Poster Paper:
The Fair Labor Standards Act and the Equal Opportunity Employment Commission: Do Firms Discriminate More When Minimum Wages Increase?
*Names in bold indicate Presenter
The expansion of minimum wage laws to more states and higher pay levels raises the earnings potential for workers at the lower end of the income distribution. Economic theory, however, also predicts that those same higher wage floors lead to increased employment discrimination. With a larger applicant pool chasing fewer job openings, firms have greater ability to indulge their prejudicial tastes.
This paper uses data from the federal Equal Employment Opportunity Commission (data not publicly available but provided in response to a request from the author) tracking millions of discrimination allegations from 2006 to 2016, a period of unprecedented growth and variation in state minimum wage rates.

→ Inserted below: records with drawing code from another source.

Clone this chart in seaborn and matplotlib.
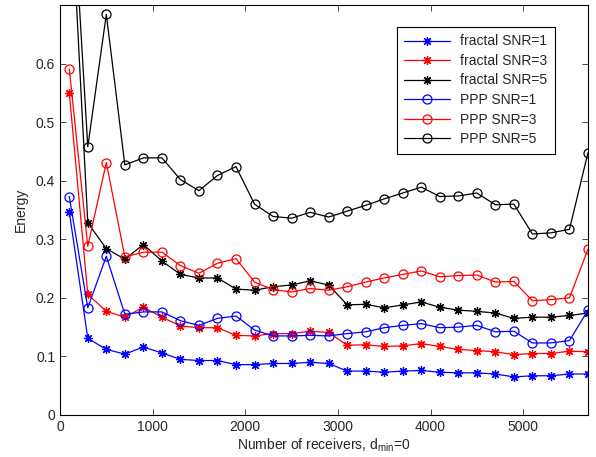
import matplotlib
matplotlib.use("Agg")
import matplotlib.pyplot as plt
import seaborn as sns
import numpy as np

# number of receivers (x), every 200 from 100 to 5700
receivers = np.arange(100, 5701, 200)

fractal_snr1 = [0.347, 0.131, 0.112, 0.104, 0.116, 0.106, 0.095, 0.093, 0.093, 0.086,
                0.086, 0.088, 0.088, 0.090, 0.088, 0.075, 0.075, 0.073, 0.075, 0.076,
                0.073, 0.072, 0.072, 0.070, 0.065, 0.067, 0.067, 0.070, 0.070]
fractal_snr3 = [0.550, 0.206, 0.177, 0.167, 0.184, 0.167, 0.152, 0.149, 0.149, 0.136,
                0.135, 0.139, 0.139, 0.143, 0.141, 0.119, 0.120, 0.117, 0.118, 0.122,
                0.117, 0.112, 0.110, 0.108, 0.103, 0.105, 0.105, 0.109, 0.108]
fractal_snr5 = [0.94, 0.328, 0.284, 0.266, 0.291, 0.263, 0.240, 0.234, 0.234, 0.215,
                0.213, 0.219, 0.222, 0.229, 0.222, 0.188, 0.189, 0.183, 0.188, 0.193,
                0.184, 0.179, 0.177, 0.174, 0.165, 0.167, 0.167, 0.170, 0.174]
ppp_snr1 = [0.373, 0.183, 0.271, 0.172, 0.176, 0.176, 0.161, 0.153, 0.165, 0.169,
            0.145, 0.135, 0.135, 0.136, 0.135, 0.139, 0.142, 0.149, 0.153, 0.156,
            0.149, 0.150, 0.153, 0.142, 0.143, 0.123, 0.123, 0.127, 0.179]
ppp_snr3 = [0.591, 0.288, 0.431, 0.270, 0.278, 0.278, 0.255, 0.242, 0.259, 0.267,
            0.227, 0.214, 0.210, 0.216, 0.213, 0.219, 0.227, 0.234, 0.240, 0.246,
            0.236, 0.238, 0.239, 0.227, 0.228, 0.195, 0.197, 0.200, 0.283]
ppp_snr5 = [0.99, 0.458, 0.684, 0.427, 0.439, 0.439, 0.402, 0.383, 0.409, 0.424,
            0.360, 0.339, 0.336, 0.346, 0.338, 0.348, 0.358, 0.369, 0.379, 0.389,
            0.373, 0.374, 0.379, 0.359, 0.360, 0.309, 0.311, 0.317, 0.448]

x_ticks = [0, 1000, 2000, 3000, 4000, 5000]
y_ticks = [0, 0.1, 0.2, 0.3, 0.4, 0.5, 0.6]
y_ticklabels = ['0', '0.1', '0.2', '0.3', '0.4', '0.5', '0.6']

series = [
    ("fractal SNR=1", fractal_snr1, "#0000ff", "*"),
    ("fractal SNR=3", fractal_snr3, "#ff0000", "*"),
    ("fractal SNR=5", fractal_snr5, "#000000", "*"),
    ("PPP SNR=1", ppp_snr1, "#0000ff", "o"),
    ("PPP SNR=3", ppp_snr3, "#ff0000", "o"),
    ("PPP SNR=5", ppp_snr5, "#000000", "o"),
]

sns.set_style("ticks")
plt.rcParams['font.family'] = ['Liberation Sans', 'DejaVu Sans']
plt.rcParams['mathtext.fontset'] = 'custom'
plt.rcParams['mathtext.rm'] = 'Liberation Sans'

fig = plt.figure(figsize=(5.96, 4.57), dpi=100)
ax = fig.add_axes([60/596, 42/457, 528/596, 410/457])

for name, vals, col, mk in series:
    if mk == "o":
        sns.lineplot(x=receivers, y=vals, ax=ax, color=col, marker="o", markersize=6.5,
                     markerfacecolor="none", markeredgecolor=col, markeredgewidth=0.9,
                     linewidth=0.9, label=name)
    else:
        # MATLAB-style asterisk: 8 spokes
        sns.lineplot(x=receivers, y=vals, ax=ax, color=col, marker=(8, 2, 0), markersize=6.5,
                     markeredgecolor=col, markeredgewidth=0.9,
                     linewidth=0.9, label=name)

ax.set_xlim(0, 5700)
ax.set_ylim(0, 0.7)
ax.set_xticks(x_ticks)
ax.set_xticklabels([str(t) for t in x_ticks])
ax.set_yticks(y_ticks)
ax.set_yticklabels(y_ticklabels)
ax.tick_params(direction='in', top=True, right=True, labelsize=10, length=4, width=0.6, pad=3.5)
for sp in ax.spines.values():
    sp.set_linewidth(0.8)
    sp.set_color('black')

ax.set_xlabel('Number of receivers, d$_{\\mathregular{min}}$=0', fontsize=10, labelpad=2)
ax.set_ylabel('Energy', fontsize=10, labelpad=6)

leg = ax.legend(loc='upper right', bbox_to_anchor=(0.937, 0.947), fontsize=10,
                fancybox=False, framealpha=1, edgecolor='black', handlelength=3.3,
                labelspacing=0.4, borderpad=0.55, handletextpad=0.7, borderaxespad=0)
leg.get_frame().set_linewidth(0.8)

fig.savefig('out.png', dpi=100)
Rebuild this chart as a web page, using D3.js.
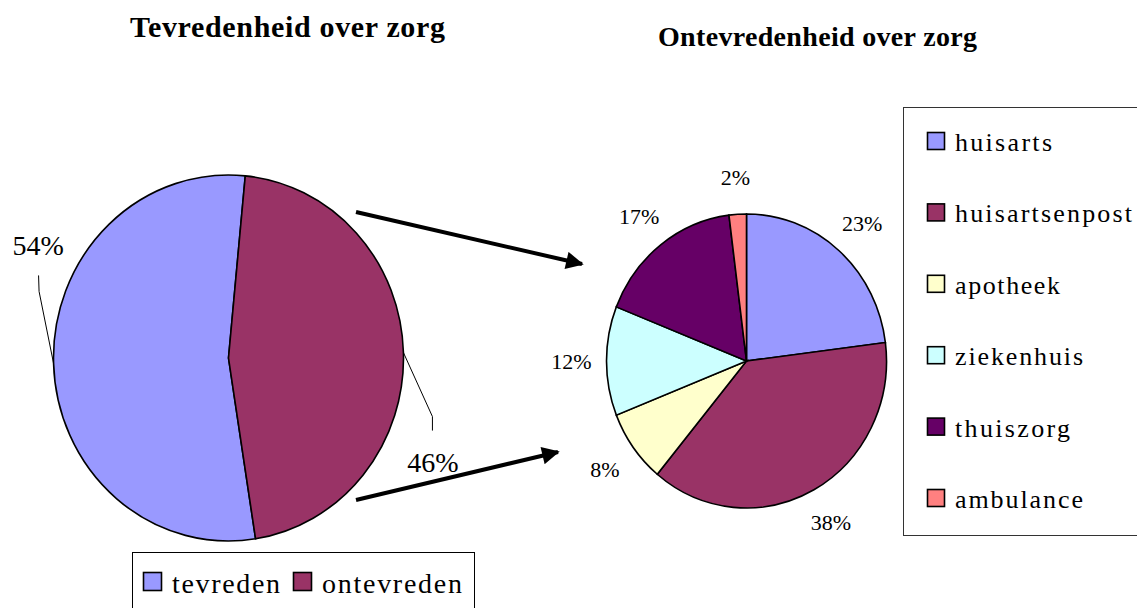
<!DOCTYPE html>
<meta charset="utf-8">
<style>
body { margin: 0; background: #fff; }
.slice { stroke: #000; stroke-width: 1.6px; }
</style>
<body>
<svg id="chart" width="1137" height="608"></svg>
<script src="https://d3js.org/d3.v7.min.js"></script>
<script>
// left pie: satisfaction
var mainCats = ["tevreden", "ontevreden"];
var mainVals = [54, 46];
var mainColors = ["#9999FF", "#993366"];

// right pie: breakdown of dissatisfaction
var subCats = ["huisarts", "huisartsenpost", "apotheek", "ziekenhuis", "thuiszorg", "ambulance"];
var subVals = [23, 38, 8, 12, 17, 2];
var subColors = ["#9999FF", "#993366", "#FFFFCC", "#CCFFFF", "#660066", "#FF8080"];

var FONT = "'Liberation Serif'";
var svg = d3.select("#chart");
var deg = Math.PI / 180;

function label(sel) {
  return sel.append("text").style("font-family", FONT).attr("fill", "#000");
}

// arrow head marker
svg.append("defs").append("marker")
    .attr("id", "head")
    .attr("viewBox", "0 0 10 10")
    .attr("refX", 9).attr("refY", 5)
    .attr("markerWidth", 5).attr("markerHeight", 4.4)
    .attr("markerUnits", "strokeWidth")
    .attr("orient", "auto")
  .append("path")
    .attr("d", "M0,0 L10,5 L0,10 z")
    .attr("fill", "#000");

// titles
label(svg).attr("font-weight", "bold")
    .attr("x", 130).attr("y", 37)
    .attr("font-size", "30px")
    .attr("textLength", 315).attr("lengthAdjust", "spacing")
    .text("Tevredenheid over zorg");
label(svg).attr("font-weight", "bold")
    .attr("x", 658).attr("y", 46)
    .attr("font-size", "28px")
    .attr("textLength", 319).attr("lengthAdjust", "spacing")
    .text("Ontevredenheid over zorg");

// ---------- left pie ----------
var L = {cx: 228.5, cy: 358, rx: 175, ry: 183};
var startL = 171.1 * deg;
var pieL = d3.pie().sort(null).startAngle(startL).endAngle(startL + 2 * Math.PI);
var arcL = d3.arc().innerRadius(0).outerRadius(L.ry);
var arcsL = pieL(mainVals);

var gL = svg.append("g")
    .attr("transform", "translate(" + L.cx + "," + L.cy + ") scale(" + (L.rx / L.ry) + ",1)");
gL.selectAll("path").data(arcsL).enter().append("path")
    .attr("class", "slice")
    .attr("vector-effect", "non-scaling-stroke")
    .attr("d", arcL)
    .attr("fill", function(d, i) { return mainColors[i]; });

// edge point of a slice at its middle angle
function edgeL(d) {
  var a = (d.startAngle + d.endAngle) / 2;
  return [L.cx + L.rx * Math.sin(a), L.cy - L.ry * Math.cos(a)];
}

// leader lines + labels (labels were dragged in the original)
var leaderOffsets = [
  [[0, 0], [-14.5, -72], [-15, -88]],
  [[0, 0], [29, 64], [29, 78]]
];
var labelOffsets = [[-15.5, -108], [29.5, 119]];
arcsL.forEach(function(d, i) {
  var p = edgeL(d);
  svg.append("path")
      .attr("d", d3.line()(leaderOffsets[i].map(function(o) { return [p[0] + o[0], p[1] + o[1]]; })))
      .attr("fill", "none")
      .attr("stroke", "#000")
      .attr("stroke-width", 1);
  label(svg)
      .attr("x", p[0] + labelOffsets[i][0])
      .attr("y", p[1] + labelOffsets[i][1])
      .attr("text-anchor", "middle")
      .attr("font-size", "28px")
      .text(d3.format(".0f")(mainVals[i]) + "%");
});

// bottom legend
var legL = svg.append("g");
legL.append("rect")
    .attr("x", 132.5).attr("y", 552.5).attr("width", 342).attr("height", 70)
    .attr("fill", "#fff").attr("stroke", "#000").attr("stroke-width", 1);
var legX = [143, 293];
var legW = [108, 140];
mainCats.forEach(function(c, i) {
  legL.append("rect")
      .attr("x", legX[i] + 0.5).attr("y", 572.5).attr("width", 18).attr("height", 18)
      .attr("fill", mainColors[i]).attr("stroke", "#000").attr("stroke-width", 1.6);
  label(legL)
      .attr("x", legX[i] + 29).attr("y", 593)
      .attr("font-size", "28px")
      .attr("textLength", legW[i]).attr("lengthAdjust", "spacing")
      .text(c);
});

// ---------- arrows ----------
var arrows = [[[356, 212], [582, 264]], [[356, 500], [558, 452]]];
svg.selectAll(".arrow").data(arrows).enter().append("path")
    .attr("class", "arrow")
    .attr("d", function(d) { return d3.line()(d); })
    .attr("stroke", "#000")
    .attr("stroke-width", 4)
    .attr("marker-end", "url(#head)");

// ---------- right pie ----------
var R = {cx: 746.5, cy: 361, rx: 140, ry: 147};
var pieR = d3.pie().sort(null);
var arcR = d3.arc().innerRadius(0).outerRadius(R.ry);
var labelArc = d3.arc().innerRadius(R.ry * 1.25).outerRadius(R.ry * 1.25);
var arcsR = pieR(subVals);

var gR = svg.append("g")
    .attr("transform", "translate(" + R.cx + "," + R.cy + ") scale(" + (R.rx / R.ry) + ",1)");
gR.selectAll("path").data(arcsR).enter().append("path")
    .attr("class", "slice")
    .attr("vector-effect", "non-scaling-stroke")
    .attr("d", arcR)
    .attr("fill", function(d, i) { return subColors[i]; });

arcsR.forEach(function(d) {
  var c = labelArc.centroid(d);
  label(svg)
      .attr("x", R.cx + c[0] * R.rx / R.ry)
      .attr("y", R.cy + c[1])
      .attr("dy", "0.35em")
      .attr("text-anchor", "middle")
      .attr("font-size", "22px")
      .text(d.value + "%");
});

// right legend
var legR = svg.append("g");
legR.append("rect")
    .attr("x", 903.5).attr("y", 107.5).attr("width", 260).attr("height", 428)
    .attr("fill", "none").attr("stroke", "#333").attr("stroke-width", 1);
var rowY = d3.scalePoint().domain(subCats).range([141, 498]);
var rowW = [97, 177, 105, 128, 115, 128];
subCats.forEach(function(c, i) {
  legR.append("rect")
      .attr("x", 927.5).attr("y", rowY(c) - 8.5).attr("width", 17).attr("height", 17)
      .attr("fill", subColors[i]).attr("stroke", "#000").attr("stroke-width", 1.6);
  label(legR)
      .attr("x", 955).attr("y", rowY(c) + 10)
      .attr("font-size", "26px")
      .attr("textLength", rowW[i]).attr("lengthAdjust", "spacing")
      .text(c);
});
</script>
</body>
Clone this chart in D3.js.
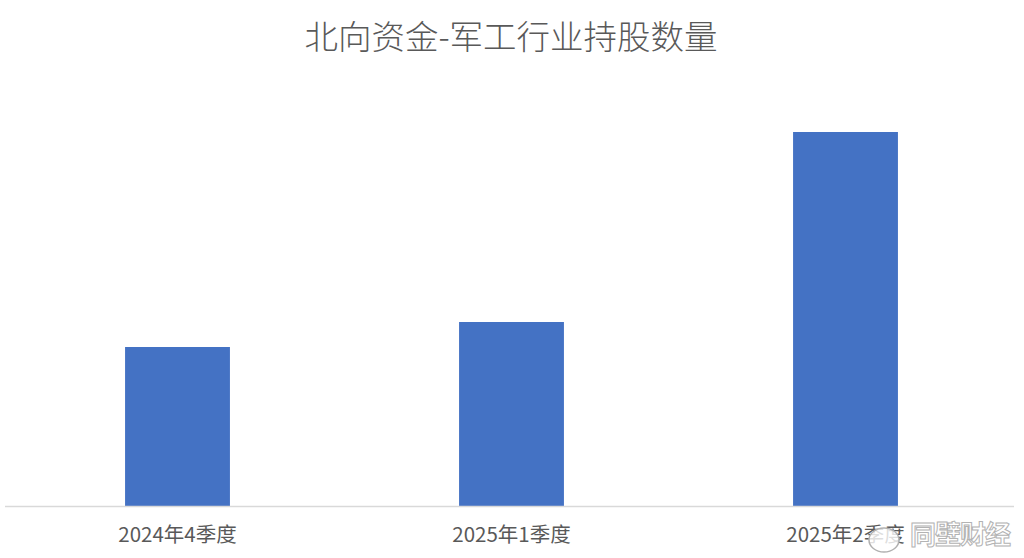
<!DOCTYPE html>
<html>
<head>
<meta charset="utf-8">
<script src="https://cdn.jsdelivr.net/npm/d3@7"></script>
<style>
  body { margin: 0; background: #fff; }
</style>
</head>
<body>
<svg id="chart"></svg>
<script>
// Data
const categories = ["2024年4季度", "2025年1季度", "2025年2季度"];
const holdings = [1.59, 1.84, 3.74];

const width = 1024, height = 558;
const margin = {top: 106, bottom: 52, left: 10.5, right: 11.5};

const svg = d3.select("#chart")
    .attr("width", width)
    .attr("height", height)
    .style("background", "#ffffff");

// Title
svg.append("text")
    .attr("x", 511)
    .attr("y", 49)
    .attr("text-anchor", "middle")
    .style("font-family", "'Noto Sans CJK SC', sans-serif")
    .style("font-weight", 300)
    .style("font-size", "33.5px")
    .style("fill", "#595959")
    .text("北向资金-军工行业持股数量");

// Scales
const x = d3.scaleBand()
    .domain(categories)
    .range([margin.left, width - margin.right])
    .paddingInner(0.686)
    .paddingOuter(0.343);

const y = d3.scaleLinear()
    .domain([0, 4])
    .range([height - margin.bottom, margin.top]);

// Bars
svg.selectAll("rect.bar")
    .data(holdings)
    .enter().append("rect")
    .attr("class", "bar")
    .attr("x", (d, i) => x(categories[i]))
    .attr("y", d => y(d))
    .attr("width", x.bandwidth())
    .attr("height", d => y(0) - y(d))
    .attr("fill", "#4472c4");

// x axis
const xAxis = svg.append("g")
    .attr("transform", `translate(0,${y(0)})`)
    .call(d3.axisBottom(x).tickSize(0).tickPadding(21));

xAxis.select(".domain")
    .attr("d", `M5,0.5H1014`)
    .attr("stroke", "#d9d9d9")
    .attr("stroke-width", 1.5);

xAxis.selectAll("text")
    .style("font-family", "'Liberation Sans Narrow', 'Noto Sans CJK SC', sans-serif")
    .style("font-size", "20.5px")
    .style("fill", "#595959");

// watermark
const wm = svg.append("g");
wm.append("ellipse")
    .attr("cx", 884).attr("cy", 540).attr("rx", 15).attr("ry", 12)
    .attr("fill", "#ffffff").attr("fill-opacity", 0.8)
    .attr("stroke", "#b0b0b0").attr("stroke-width", 1.5);
wm.append("text")
    .attr("x", 910)
    .attr("y", 544)
    .style("font-family", "'Noto Sans CJK SC', sans-serif")
    .style("font-size", "26px")
    .style("font-weight", "bold")
    .style("letter-spacing", "-1px")
    .style("fill", "#ffffff")
    .style("stroke", "#b3b3b3")
    .style("stroke-width", 1)
    .text("同壁财经");
</script>
</body>
</html>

Higher minimum wage laws lead to a significant increase in allegations on the basis of race, color, and sex (preliminary results). But the rate of age-related filings does not rise, which is consistent with human capital theory, because the aggrieved parties (those at least 40 years old) generally have accumulated more job experience and, therefore, are less likely to be affected at the low end of the wage distribution. The paper also shows that, consistent with theory, higher minimum wages are associated with more hiring, firing, and pay discrimination claims, but no significant change in issues like harassment and the provision of reasonable accommodations for disabilities.